From the blog: "There is a lot of online material being developed, but it
isn’t organized in a way where it is easy to find the best material that fits
what you want to do." "We need a simple way of taking all of the education
pieces and organizing them and then rating them in context."

I think we are at a point that the internet needs an agreed upon standard
specifically for educational material. A standard that developers can use on
their finished product to allow it to be considered for special educational
indexing.

It seems like this could be most easily accomplished by using a system of
appending the file type such as foo.aspe1 for formal educational level 1
material, foo.aspi7 for independent study material level 7, and so forth. The
level rating like the e1 and i7 used in the example should be left up to the
material developer to decide upon.

By further adding information to the file type, such as foo.aspEGe1, for
elementary geometry, the type of material could be easily set forth for
indexing. Material such as Cisco Certification Study material or MCSE study
material could fall under .aspcee9 for instance, for computer education
educational level 9.

It seems like this basic level of information in the file type would be
sufficient to handle the gross special indexing of the material, other
factors, for instance, Egyptian Prehistory, could be handled through normal
search indexing within the special indexing.
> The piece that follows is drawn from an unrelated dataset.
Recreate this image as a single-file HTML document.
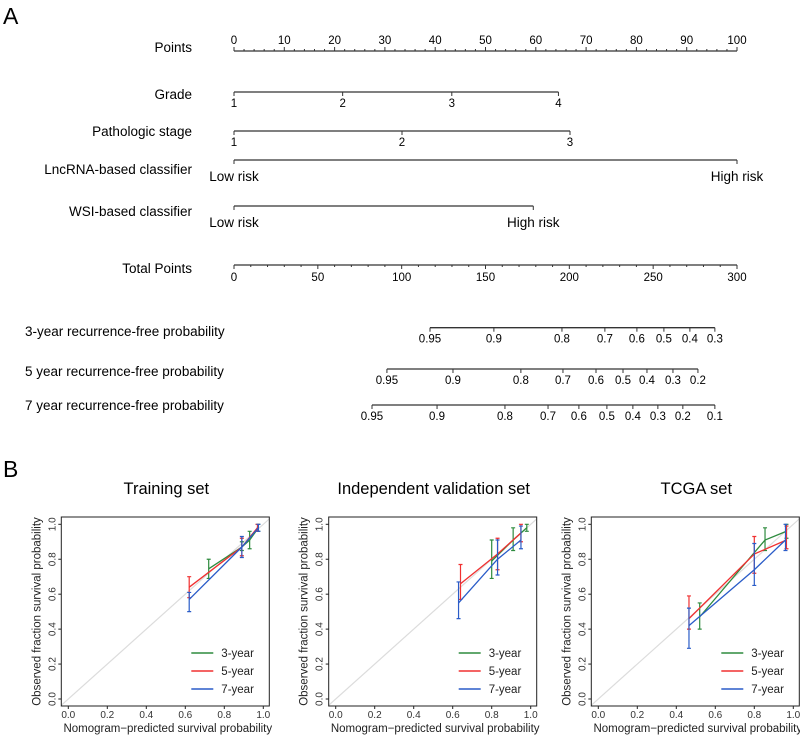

A concern with the indexing process will probably be spam and pornography
getting into the system. It seems like it would be fairly easy to control the
use of the special educational file types by requiring the use of a special
educational SSL certificate where the developing/posting party is definitely
known to the SSL authority. Rouge SSL authorities (those breaking the indexers
rules) could be delisted from the special indexing system. Using a special
certificate designation for this purpose, such as SSL2 or SSLE, would probably
be the easiest to implement and allow sufficient control by the indexer for
delisting purposes.

As far as add on products one thing that comes to mind is profiting from the
search providers implementing a system that allows user feedback into the
indexing system where searching users can _Blend_ the natural search results
with prior user feedback on any number of predefined factors. Users should be
able to easily propose new _Blend_ categories into the system for global
inclusion.

This _Blend_ in the search results would be to attract users and to allow add
on builders to financially capitalize on the fact that there are a number of
educational people and parents who have very strong feelings (complaints) one
way or the other about the specific content and presentation methods used in
the educational material.